Chef Michael Voltaggio’s dish of crispy pig ears with lardo and lollipop kale. Photo: Ink

Moore is still working out his year-round sales strategies, but the time appears to be right for kale sprouts: Supply is opening up just as kale awareness and Brussels love are at an all-time zenith. California grocery stores and specialty produce outlets (such as Melissa’s and Manhattan Fruit Exchange) occasionally sell the sprouts directly to customers, and Trader Joe’s, which is notoriously tight-lipped about sourcing and suppliers, is rumored to be picking them up soon.
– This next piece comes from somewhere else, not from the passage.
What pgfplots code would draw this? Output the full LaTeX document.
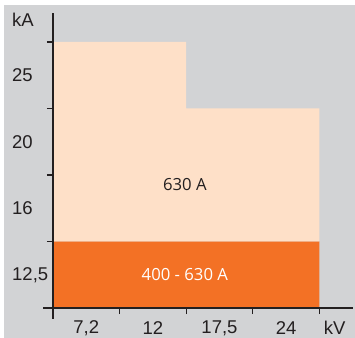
\documentclass[border=0pt]{standalone}
\usepackage{pgfplots}
\pgfplotsset{compat=1.18}
\usepackage{fontspec}
\setmainfont{Liberation Sans}
\newfontfamily\labfont{Open Sans}
\definecolor{bggray}{HTML}{D2D3D5}
\definecolor{peach}{HTML}{FEE0C8}
\definecolor{orng}{HTML}{F37125}
\definecolor{axdark}{HTML}{231F20}
\begin{document}
\begin{tikzpicture}[x=1bp,y=1bp]
\useasboundingbox (-53,-30) rectangle (302,308);
\fill[bggray] (-49,-30) rectangle (302,303);
\begin{axis}[
  at={(0,0)}, anchor=origin,
  x=66.6bp, y=66.5bp,
  xmin=-0.15, xmax=4.5, ymin=-0.165, ymax=4.44,
  axis lines=middle,
  axis line style={-, axdark, line width=1.3bp},
  axis on top,
  tick align=outside,
  major tick length=6bp,
  major tick style={axdark, line width=1.3bp},
  hide obscured x ticks=false,
  hide obscured y ticks=false,
  xtick={1,2,3,4}, xticklabels={},
  ytick={1,2,3,4}, yticklabels={},
  extra x ticks={0.5,1.5,2.5,3.5,4.23},
  extra x tick labels={{7,2},12,{17,5},24,kV},
  extra x tick style={major tick length=0pt, major tick style={draw=none},
     xticklabel style={anchor=center, yshift=-20bp, inner sep=0pt}},
  extra y ticks={0.5,1.5,2.5,3.5,4.33},
  extra y tick labels={{12,5},16,20,25,kA},
  extra y tick style={major tick length=0pt, major tick style={draw=none},
     yticklabel style={anchor=west, xshift=-41bp, inner sep=0pt}},
  ticklabel style={font=\fontsize{18.5bp}{22bp}\selectfont, text=axdark},
  /pgf/number format/assume math mode=true,
]
\addplot[draw=none, fill=orng] coordinates {(0,0) (4,0) (4,1) (0,1) (0,0)};
\addplot[draw=none, fill=peach] coordinates {(0,1) (4,1) (4,3) (2,3) (2,4) (0,4) (0,1)};
\node[font=\labfont\fontsize{16.7bp}{20bp}\selectfont, text=axdark] at (axis cs:1.98,1.85) {630 A};
\node[font=\labfont\fontsize{16.7bp}{20bp}\selectfont, text=white] at (axis cs:1.98,0.5) {400 - 630 A};
\end{axis}
\end{tikzpicture}
\end{document}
In addition to Moore’s Lollipops, a Florida grower markets the veggie as BrusselKale, and Tozer — the original British grower — confirms there are plans in place to bring its Flower Sprouts to American supermarkets.

That leaves restaurant menus: Kale sprouts haven’t shown up on New York menus (Kessler says her company sold some to Kristian Meixner, chef of Carnegie Hall’s Citi Cafe, but that’s about it), though they’re starting to gain steam in California. Michael Voltaggio, who’s been serving the sprouts for two years, is a Lollipop pioneer. “We loved it instantly,” he says. He currently serves the sprouts at his restaurant, Ink, in a dish of sliced pigs’ ears with crème fraîche and togarashi. In San Francisco, chef Rocky Maselli serves them at A16 with black cod, saffron sauce, and clams. At 1760, chef Adam Tortosa — who worked for Voltaggio at Ink — offers them sautéed with guanciale, lemon, and soy sauce. “I think it’s is kind of cool that it’s not super-widely available and it’s not on every menu,” Tortosa says. “But the most important thing is that it’s delicious.”